=== RECORD LIST ===

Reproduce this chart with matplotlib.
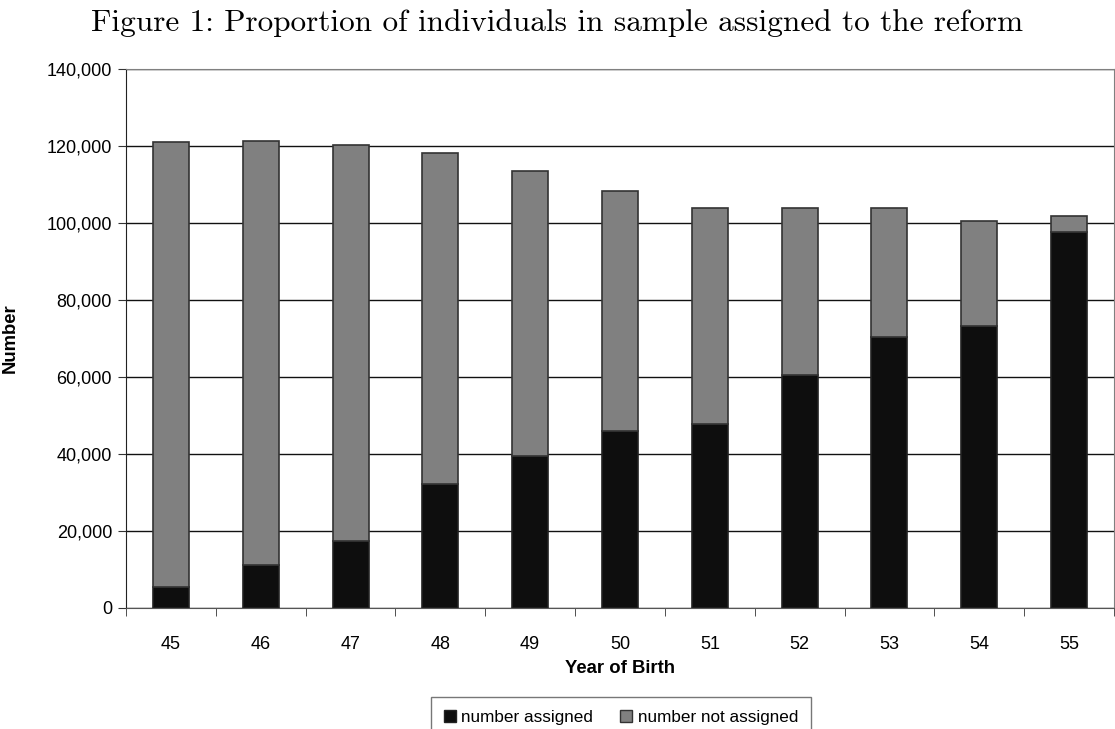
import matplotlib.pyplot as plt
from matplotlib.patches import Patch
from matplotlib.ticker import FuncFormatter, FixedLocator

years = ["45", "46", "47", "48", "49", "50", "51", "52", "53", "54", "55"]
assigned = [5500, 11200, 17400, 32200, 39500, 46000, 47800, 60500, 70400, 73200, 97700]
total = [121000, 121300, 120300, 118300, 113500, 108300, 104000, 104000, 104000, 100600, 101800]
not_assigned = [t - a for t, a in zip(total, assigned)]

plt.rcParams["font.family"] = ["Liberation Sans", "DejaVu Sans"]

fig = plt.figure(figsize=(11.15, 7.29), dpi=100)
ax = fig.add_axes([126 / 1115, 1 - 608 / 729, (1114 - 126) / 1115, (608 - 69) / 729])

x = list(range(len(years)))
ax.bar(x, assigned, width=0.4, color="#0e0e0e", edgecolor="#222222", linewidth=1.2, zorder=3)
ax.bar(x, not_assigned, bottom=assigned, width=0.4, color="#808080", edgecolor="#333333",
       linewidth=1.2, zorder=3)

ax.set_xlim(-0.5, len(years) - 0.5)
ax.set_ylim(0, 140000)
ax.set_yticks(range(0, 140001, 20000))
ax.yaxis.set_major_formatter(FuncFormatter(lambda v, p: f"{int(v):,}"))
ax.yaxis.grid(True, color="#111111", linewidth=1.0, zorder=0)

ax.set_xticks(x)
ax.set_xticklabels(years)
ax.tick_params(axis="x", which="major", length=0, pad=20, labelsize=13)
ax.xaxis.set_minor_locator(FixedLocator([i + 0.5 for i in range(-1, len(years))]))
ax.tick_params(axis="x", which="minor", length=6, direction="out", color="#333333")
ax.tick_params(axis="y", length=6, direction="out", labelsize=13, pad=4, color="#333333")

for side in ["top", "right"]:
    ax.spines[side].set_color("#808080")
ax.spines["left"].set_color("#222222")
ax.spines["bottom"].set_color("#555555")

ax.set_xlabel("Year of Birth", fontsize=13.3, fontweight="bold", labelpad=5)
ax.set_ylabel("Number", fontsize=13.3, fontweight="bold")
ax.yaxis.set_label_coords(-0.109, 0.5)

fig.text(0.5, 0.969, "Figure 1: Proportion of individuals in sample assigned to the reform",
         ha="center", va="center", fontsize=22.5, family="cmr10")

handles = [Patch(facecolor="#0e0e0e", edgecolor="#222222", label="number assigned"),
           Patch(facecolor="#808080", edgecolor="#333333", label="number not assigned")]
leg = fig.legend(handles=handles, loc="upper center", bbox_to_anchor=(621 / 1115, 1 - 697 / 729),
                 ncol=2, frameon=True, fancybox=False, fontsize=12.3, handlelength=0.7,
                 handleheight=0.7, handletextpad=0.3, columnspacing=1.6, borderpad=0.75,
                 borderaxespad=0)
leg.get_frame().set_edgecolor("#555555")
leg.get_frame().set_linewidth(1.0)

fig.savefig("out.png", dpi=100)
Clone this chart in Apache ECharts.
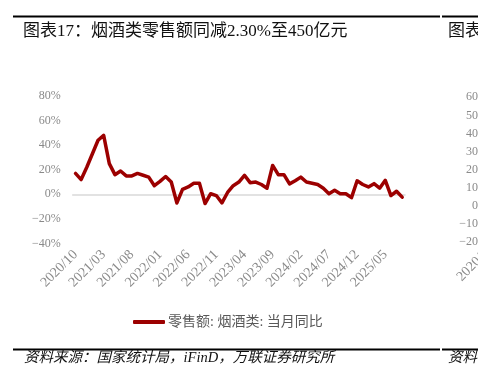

===

▶ [EXERCISE INSTRUCTIONS]
Repeat only what runs from the first line of the records above to the line with "from matplotlib.ticker import", both included, word for word, minus the pictures.

▶ [FULL SOLUTION]
Reproduce this chart with matplotlib.
import matplotlib.pyplot as plt
from matplotlib.patches import Patch
from matplotlib.ticker import FuncFormatter, FixedLocator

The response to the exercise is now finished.